Il terzo problema sono gli sbalzi d’umore. Ormai vivo costantemente in un’altalena di emozioni che mi portano dall’euforia più alta alla depressione più cupa, senza sfumature in mezzo e senza alcuna logica: una sorta di Dottor Jekyll e Mr. Hyde. Anzi: un momento sono Charlie Bucket de “La fabbrica di cioccolato” quando trova il biglietto d’oro e subito dopo divento la copia (scadente) di Severus Piton prima del grand finale.
Il quarto problema sono i sensi di colpa. Già, i sensi di colpa che mi fanno venire gli altri!
Gente per cui fino a ieri allacciarsi le scarpe era il massimo sforzo contemplato durante la giornata, ora è su Instagram a fare dirette in cui fanno sollevamento pesi con 12 casse d’acqua. Poi ci sono quelli che fanno snorkeling nella vasca da bagno, altri che scalano le pareti del salotto… e i restanti si sono scoperti chef.
Ma state bene?
Passate tutto l’anno a dire quanto vorreste stare a casa a riposarvi e ora vi trasformate in testimonial del “viver sani e belli”? Ma la smettete, per favore, che poi vi guardo, mi faccio suggestionare e vivo male perché inizio a pensare che dovrei fare anche io quello che fate voi, ma poi non ci riesco e me la vivo ancora peggio? Ma cosa vi ho fatto di male?!

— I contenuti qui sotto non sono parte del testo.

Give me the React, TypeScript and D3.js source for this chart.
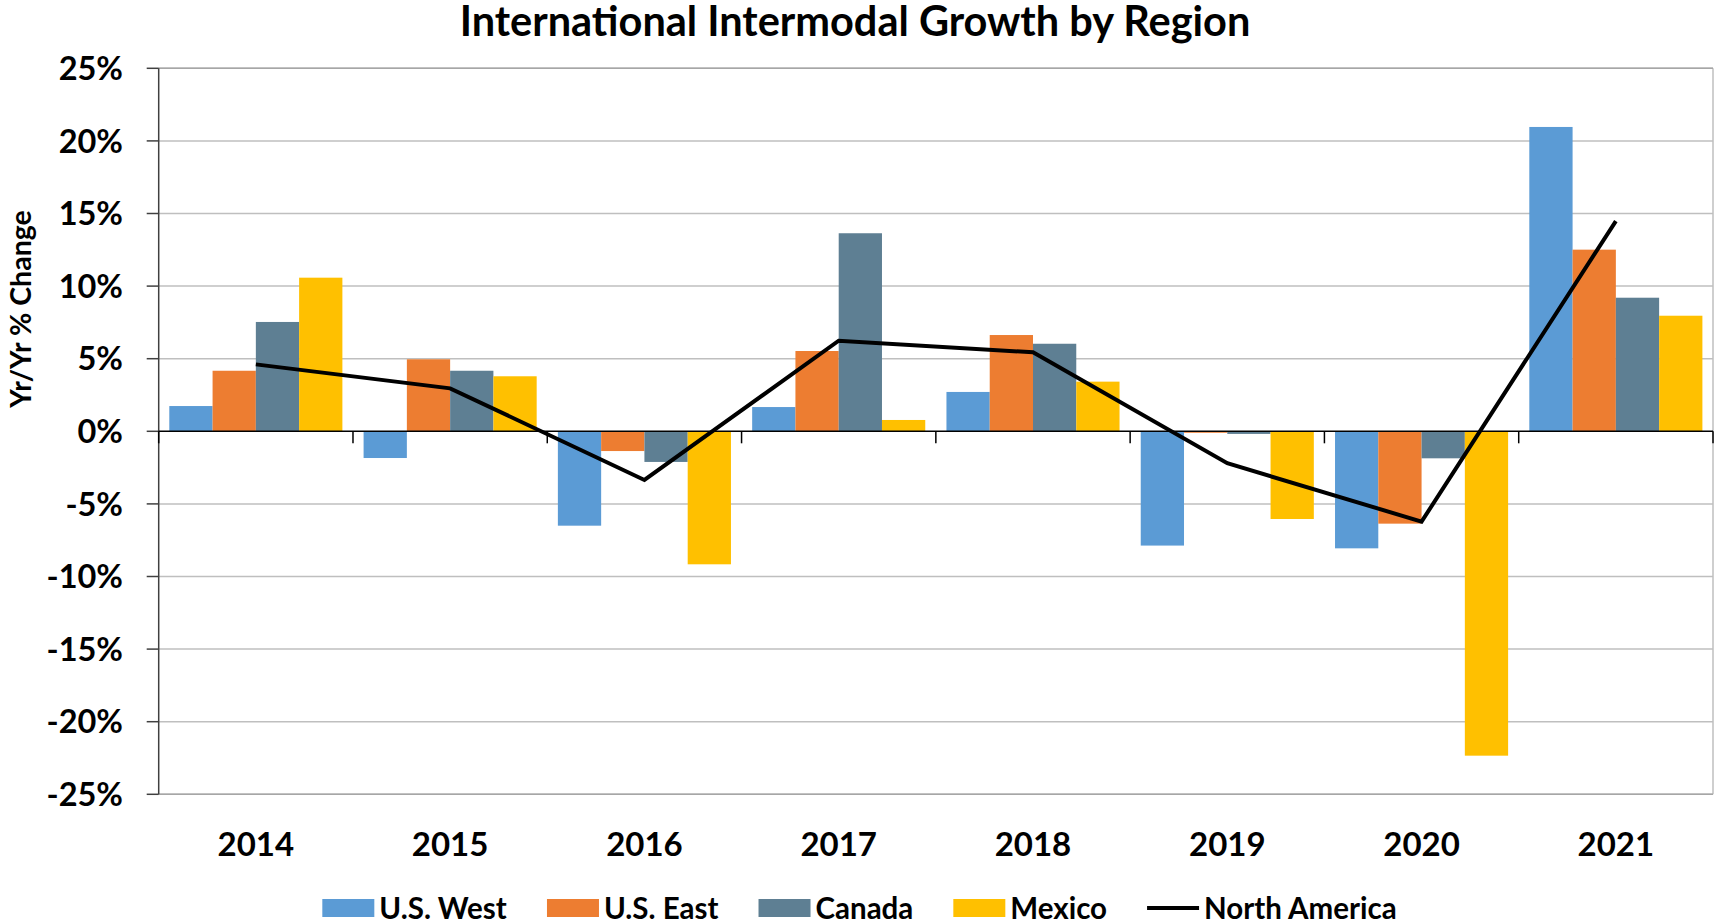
import React from 'react';
import * as d3 from 'd3';

const years = ['2014', '2015', '2016', '2017', '2018', '2019', '2020', '2021'];
const seriesNames = ['U.S. West', 'U.S. East', 'Canada', 'Mexico'];
const usWest = [1.74, -1.84, -6.5, 1.67, 2.71, -7.87, -8.06, 20.96];
const usEast = [4.17, 4.96, -1.36, 5.53, 6.63, -0.1, -6.36, 12.51];
const canada = [7.53, 4.17, -2.11, 13.64, 6.03, -0.18, -1.86, 9.2];
const mexico = [10.58, 3.79, -9.16, 0.78, 3.42, -6.04, -22.34, 7.96];
const northAmerica = [4.61, 2.96, -3.35, 6.24, 5.44, -2.2, -6.22, 14.48];
const lineName = 'North America';
const yTicks = [-25, -20, -15, -10, -5, 0, 5, 10, 15, 20, 25];
const colors = ['#5B9BD5', '#ED7D31', '#5E7F93', '#FFC000'];

const W = 1716;
const H = 924;
const FONT = 'Lato, "Open Sans", sans-serif';

function measure(text: string, font: string): number {
  const c = document.createElement('canvas');
  const ctx = c.getContext('2d');
  if (!ctx) return text.length * 16;
  ctx.font = font;
  return ctx.measureText(text).width;
}

export default function App() {
  const left = 158.7;
  const right = 1713;
  const top = 68.3;
  const bottom = 794.3;

  const x = d3.scaleBand<string>().domain(years).range([left, right]).padding(0);
  const inner = d3
    .scaleBand<string>()
    .domain(seriesNames)
    .range([0, x.bandwidth()])
    .paddingInner(0)
    .paddingOuter(0.245);
  const y = d3.scaleLinear().domain([-25, 25]).range([bottom, top]);

  const allSeries = [usWest, usEast, canada, mexico];

  const line = d3
    .line<number>()
    .x((_, i) => (x(years[i]) as number) + x.bandwidth() / 2)
    .y((d) => y(d));

  // legend layout
  const legendFontSize = 29.5;
  const legendFont = `bold ${legendFontSize}px Lato`;
  const swW = 52;
  const swGap = 5;
  const itemGap = 40;
  const items = [...seriesNames, lineName].map((name) => ({
    name,
    w: measure(name, legendFont),
  }));
  const totalW = items.reduce((s, it) => s + swW + swGap + it.w, 0) + itemGap * (items.length - 1);
  let cursor = 860 - totalW / 2;
  const legendItems = items.map((it, i) => {
    const start = cursor;
    cursor += swW + swGap + it.w + itemGap;
    return { ...it, start, idx: i };
  });
  const legendY = 908;

  return (
    <svg
      width={W}
      height={H}
      style={{ position: 'absolute', left: 0, top: 0, background: '#fff' }}
      fontFamily={FONT}
    >
      <rect x={0} y={0} width={W} height={H} fill="#fff" />
      {/* title */}
      <text x={855} y={36} textAnchor="middle" fontSize={41.5} fontWeight="bold" fill="#000">
        International Intermodal Growth by Region
      </text>

      {/* gridlines */}
      {yTicks.map((t) => (
        <line
          key={'g' + t}
          x1={left}
          x2={right}
          y1={y(t)}
          y2={y(t)}
          stroke={t === 0 ? 'none' : '#BFBFBF'}
          strokeWidth={1.5}
        />
      ))}
      {/* plot border */}
      <line x1={right} x2={right} y1={top} y2={bottom} stroke="#BFBFBF" strokeWidth={1.5} />
      <line x1={left} x2={right} y1={top} y2={top} stroke="#A6A6A6" strokeWidth={1.5} />
      <line x1={left} x2={right} y1={bottom} y2={bottom} stroke="#A6A6A6" strokeWidth={1.5} />

      {/* bars */}
      {allSeries.map((vals, si) =>
        vals.map((v, i) => {
          const bx = (x(years[i]) as number) + (inner(seriesNames[si]) as number);
          const y0 = y(0);
          const y1 = y(v);
          return (
            <rect
              key={`b${si}-${i}`}
              x={bx}
              y={Math.min(y0, y1)}
              width={inner.bandwidth()}
              height={Math.abs(y1 - y0)}
              fill={colors[si]}
            />
          );
        })
      )}

      {/* y axis */}
      <line x1={left} x2={left} y1={top} y2={bottom} stroke="#404040" strokeWidth={1.5} />
      {yTicks.map((t) => (
        <g key={'t' + t}>
          <line x1={left - 12} x2={left} y1={y(t)} y2={y(t)} stroke="#404040" strokeWidth={1.5} />
          <text
            x={123}
            y={y(t)}
            dy="0.36em"
            textAnchor="end"
            fontSize={32.5}
            fontWeight="bold"
            fill="#000"
          >
            {`${t}%`}
          </text>
        </g>
      ))}

      {/* zero axis */}
      <line x1={left} x2={right} y1={y(0)} y2={y(0)} stroke="#000" strokeWidth={1.5} />
      {[...years.map((yr) => x(yr) as number), right].map((bx, i) => (
        <line key={'ct' + i} x1={bx} x2={bx} y1={y(0)} y2={y(0) + 12} stroke="#000" strokeWidth={1.5} />
      ))}

      {/* line */}
      <path d={line(northAmerica) || ''} fill="none" stroke="#000" strokeWidth={4} strokeLinejoin="miter" />

      {/* category labels */}
      {years.map((yr) => (
        <text
          key={'c' + yr}
          x={(x(yr) as number) + x.bandwidth() / 2}
          y={856}
          textAnchor="middle"
          fontSize={33}
          fontWeight="bold"
          fill="#000"
        >
          {yr}
        </text>
      ))}

      {/* y axis title */}
      <text
        transform="translate(31,309) rotate(-90)"
        textAnchor="middle"
        fontSize={28.5}
        fontWeight="bold"
        fill="#000"
      >
        Yr/Yr % Change
      </text>

      {/* legend */}
      {legendItems.map((it) => (
        <g key={'l' + it.name}>
          {it.idx < 4 ? (
            <rect x={it.start} y={legendY - 9} width={swW} height={18} fill={colors[it.idx]} />
          ) : (
            <line x1={it.start} x2={it.start + swW} y1={legendY} y2={legendY} stroke="#000" strokeWidth={4} />
          )}
          <text
            x={it.start + swW + swGap}
            y={legendY}
            dy="0.36em"
            fontSize={legendFontSize}
            fontWeight="bold"
            fill="#000"
          >
            {it.name}
          </text>
        </g>
      ))}
    </svg>
  );
}
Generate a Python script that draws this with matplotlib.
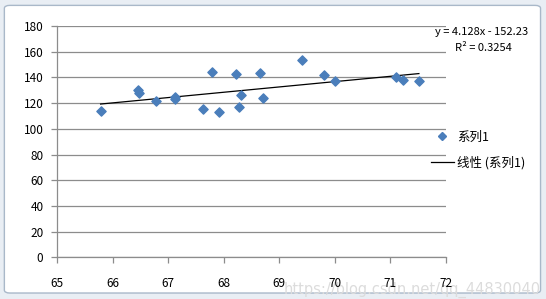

Quello che più mi fa impazzire, però, è la demagogia presente in ogni dove. Ogni giorno assistiamo a discorsi su discorsi carichi di nulla, portati avanti solo per cavalcare un’onda che purtroppo non ci aspettavamo e che mai avremmo voluto vedere.
Passo metà delle mie giornate a litigare con la televisione. La fisso, aspetto che l’invitato di turno inizi a parlare e, appena lo fa, ribatto con frasi ad effetto e conclusioni sommarie. In pratica sono a un passo dall’andare a guardare i cantieri.
Sì, sto impazzendo.
Sento di diventare sempre più paranoico ogni giorno che passa. Attualmente sono convinto che la mia ragazza, con cui convivo da un anno e che stoicamente sopporta tutto questo, voglia lasciarmi per scappare con il frullatore.
Ora che ci penso anche la lavastoviglie si comporta in modo strano, ultimamente. Credo sappia qualcosa. Indagherò.
Adesso vi chiederete dove, con questo assurdo delirio, io voglia arrivare. Quale sia la profonda conclusione a cui io voglia giungere. Quale insegnamento Zen voglia passare a voi che avete impegnato il vostro tempo a leggere tutto ciò. Bene, la risposta è… NESSUNO!
Non tirerò fuori nessuna perla di saggezza, nessuna conclusione supportata da dati scientifici o considerazioni filosofiche. Niente di niente!
Era chiaro fin dall’inizio: questo è un puro sfogo di normale follia da quarantena.